32. The Devil in the White City : Murder, Magic, and Madness at the Fair That Changed America by Erik Larson

The first 60 or so pages of this book were a bit slow, but then! Awesomeness happens and I could not put this book down. It’s a nonfiction book about the Chicago World’s Fair in 1893 (aka the World’s Colombian Exposition). The book kind of reads like a novel, but not in a horrible way that makes you think that maybe everything in it isn’t factual.

The parts about the World’s Fair was way more interesting than I thought it would be. I’ll admit the architecture parts were boring to me, but I think that’s because I had an american art history class that involved the fair and so it was a bit rehash-y. Plus, I’m not an architecture junkie, and don’t get me started on Frank Lloyd Wright.
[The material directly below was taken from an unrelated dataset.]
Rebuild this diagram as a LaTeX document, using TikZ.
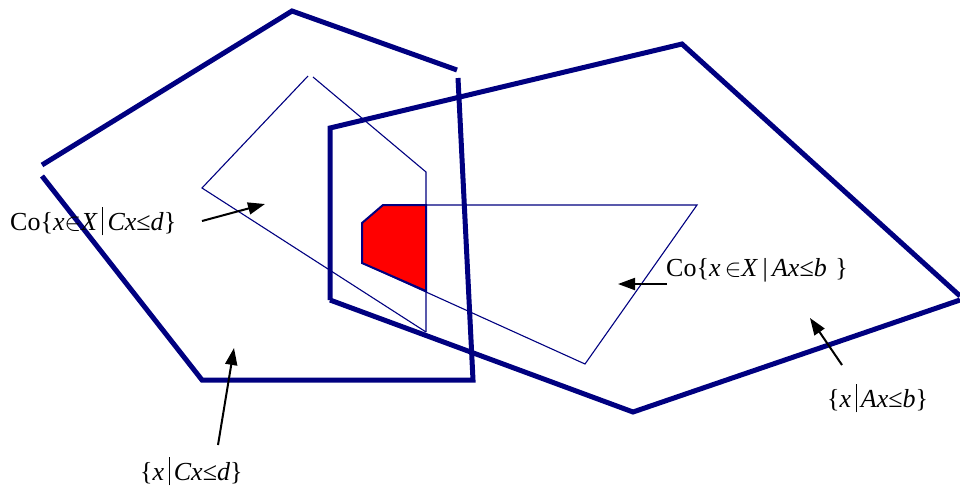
\documentclass[tikz,border=0pt]{standalone}
\usepackage{fontspec}
\setmainfont{Liberation Serif}
\usetikzlibrary{arrows.meta}
\definecolor{nv}{RGB}{0,0,128}
\tikzset{
  thickedge/.style={draw=nv,line width=5pt,line join=miter},
  thinedge/.style={draw=nv,line width=1.1pt},
  pointer/.style={draw=black,line width=2pt,-{Triangle[length=17pt,width=12pt]}},
  lbl/.style={font=\fontsize{26}{30}\selectfont,inner sep=0pt,anchor=west},
}
\newcommand{\tbar}{\raisebox{-0.18em}{\rule{1pt}{1.1em}}}
\begin{document}
\begin{tikzpicture}[x=1pt,y=-1pt]
\useasboundingbox (0,0) rectangle (960,491);
% big polygon {x | Cx<=d}
\coordinate (p1) at (42,165);
\coordinate (p2) at (292,11);
\coordinate (p3) at (457,70);
\coordinate (p4) at (458,78);
\coordinate (p5) at (473,380);
\coordinate (p6) at (202,380);
\coordinate (p7) at (42,176);
\draw[thickedge] (p1) -- (p2) -- (p3);
\draw[thickedge] (p4) -- (p5) -- (p6) -- (p7);
% big polygon {x | Ax<=b}
\coordinate (q1) at (330,300);
\coordinate (q2) at (330,128);
\coordinate (q3) at (682,44);
\coordinate (q4) at (960,296);
\coordinate (q5) at (633,412);
\coordinate (q6) at (960,300);
\draw[thickedge] (q1) -- (q2) -- (q3) -- (q4);
\draw[thickedge] (q1) -- (q5) -- (q6);
% red intersection
\coordinate (r1) at (362,223);
\coordinate (r2) at (383,205);
\coordinate (r3) at (426,205);
\coordinate (r4) at (426,291);
\coordinate (r5) at (362,263);
\filldraw[fill=red,draw=nv,line width=2pt] (r1) -- (r2) -- (r3) -- (r4) -- (r5) -- cycle;
% thin polygon Co{x in X | Cx<=d}
\coordinate (c1) at (308,76);
\coordinate (c2) at (202,188);
\coordinate (c3) at (426,332);
\coordinate (c4) at (426,172);
\coordinate (c5) at (313,77);
\draw[thinedge] (c1) -- (c2) -- (c3);
\draw[thinedge] (c5) -- (c4) -- (c3);
% thin polygon Co{x in X | Ax<=b}
\coordinate (a1) at (697,205);
\coordinate (a2) at (585,364);
\draw[thinedge] (r3) -- (a1) -- (a2) -- (r5);
% labels
\node[lbl] (L1) at (10,221) {Co\{\textit{x}$\in$\textit{X}\,\tbar\,\textit{Cx}≤\textit{d}\}};
\node[lbl] (L2) at (666,270) {Co\{\textit{x}\,$\in$\textit{X}\,|\,\textit{Ax}≤\textit{b}\,\,\}};
\node[lbl] (L3) at (827,398) {\{\textit{x}\,\tbar\,\textit{Ax}≤\textit{b}\}};
\node[lbl] (L4) at (140,471) {\{\textit{x}\,\tbar\,\textit{Cx}≤\textit{d}\}};
% pointer arrows
\coordinate (t1) at (202,221);
\coordinate (h1) at (265,204);
\coordinate (t2) at (667,284);
\coordinate (h2) at (618,284);
\coordinate (t3) at (842,365);
\coordinate (h3) at (810,318);
\coordinate (t4) at (218,445);
\coordinate (h4) at (234,348);
\draw[pointer] (t1) -- (h1);
\draw[pointer] (t2) -- (h2);
\draw[pointer] (t3) -- (h3);
\draw[pointer] (t4) -- (h4);
\end{tikzpicture}
\end{document}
Yeah, I said it.

Some of the awesome things that came out of this World’s Fair was:

the Ferris Wheel (they needed something to beat out the Eiffel Tower which was the awesome thing at the previous world’s fair in Paris)

A whole city being lit by AC electric light.

Aunt Jemima pancakes

Pabst Blue Ribbon (it was said that this beer won the blue ribbon and so they just kept it in the name)
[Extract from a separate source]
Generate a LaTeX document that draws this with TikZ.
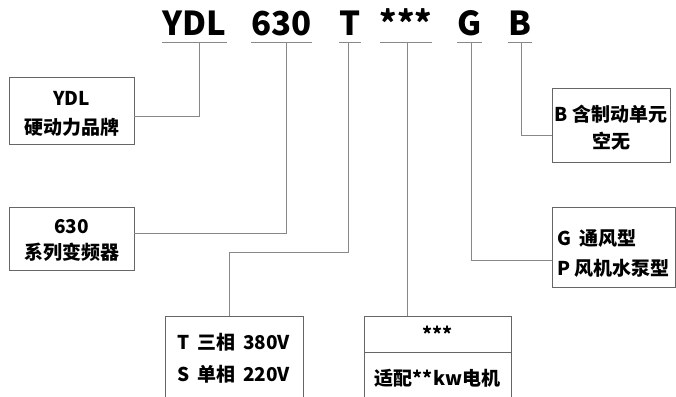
\documentclass[tikz,border=0pt]{standalone}
\usepackage{fontspec}
\setmainfont{Noto Sans CJK SC}
\usetikzlibrary{positioning}
\definecolor{linkgray}{HTML}{888888}
\definecolor{boxgray}{HTML}{666666}

\begin{document}
\begin{tikzpicture}[x=1pt,y=-1pt,
  head/.style={font=\bfseries\fontsize{33}{33}\selectfont, inner xsep=0pt, inner ysep=6pt, text depth=0pt, anchor=base},
  box/.style={draw=boxgray, line width=0.8pt, font=\bfseries\fontsize{19}{29}\selectfont, inner sep=0pt},
  link/.style={draw=linkgray, line width=0.8pt}]
  %tikz  model code
  \useasboundingbox (0,0) rectangle (676,396);
    \foreach \n/\t/\x in {ydl/YDL/194.5, num/630/281.5, ph/T/350, kw/***/406, fan/G/469.5, brk/B/520}{
      \node[head] (h\n) at (\x,36) {\t};
      \draw[link] (h\n.south west) -- (h\n.south east);
    }
    \node[box, align=center, minimum width=125pt, minimum height=67pt] (ydlbox) at (71.5,110.5) {\rule{0pt}{20pt}YDL\\硬动力品牌};
    \node[box, align=center, minimum width=125pt, minimum height=63pt] (numbox) at (71.5,238.5) {\rule{0pt}{18pt}630\\[-3pt]系列变频器};
    \node[box, align=left, minimum width=138pt, minimum height=84pt] (phbox) at (234,358) {T\, 三相\, 380V\\[3pt]S\, 单相\, 220V};
    \node[box, align=center, minimum width=147pt, minimum height=36pt] (starbox) at (437.5,334) {***};
    \node[box, align=center, minimum width=147pt, minimum height=50pt, anchor=north] (kwbox) at (starbox.south) {适配**kw电机};
    \node[box, align=left, minimum width=123pt, minimum height=80pt] (fanbox) at (613.5,247) {\rule{0pt}{28pt}G\ \ 通风型\\[1pt]P 风机水泵型};
    \node[box, align=center, minimum width=118pt, minimum height=74pt] (brkbox) at (611,125) {\rule{0pt}{22pt}B 含制动单元\\[-2pt]空无};
    \coordinate (phbend) at (229,252);
    \draw[link] ([xshift=4.5pt]hydl.south) |- ([yshift=-5.5pt]ydlbox.east);
    \draw[link] ([xshift=4.5pt]hnum.south) |- ([yshift=5.5pt]numbox.east);
    \draw[link] ([xshift=-2pt]hph.south) |- (phbend) -- (phbend |- phbox.north);
    \draw[link] ([xshift=1pt]hkw.south) coordinate (kwtop) -- (kwtop |- starbox.north);
    \draw[link] ([xshift=1.5pt]hfan.south) |- ([yshift=-13pt]fanbox.west);
    \draw[link] ([xshift=1pt]hbrk.south) |- ([yshift=-10pt]brkbox.west);
  \end{tikzpicture}
\end{document}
The parts about the serial killer, H. H. Holmes (an alias, but he had so many names/aliases that I can’t remember his real name, I think it may have been Mudge or Mudget but don’t quote me.) were so crazy. It was shocking to me that he was able to get away with so many murders right in front of everyone! I guess he was a VERY charming guy. Serial killers sometimes are. I thin kanother part of it is that back then, there weren’t that many serial killers around. Psychopaths were kind of a new thing, or if not new, then the terminology and psychology were new.

This was just a fascinating read. I really couldn’t put it down it was so interesting. I’ll definitely look for more of this author’s work.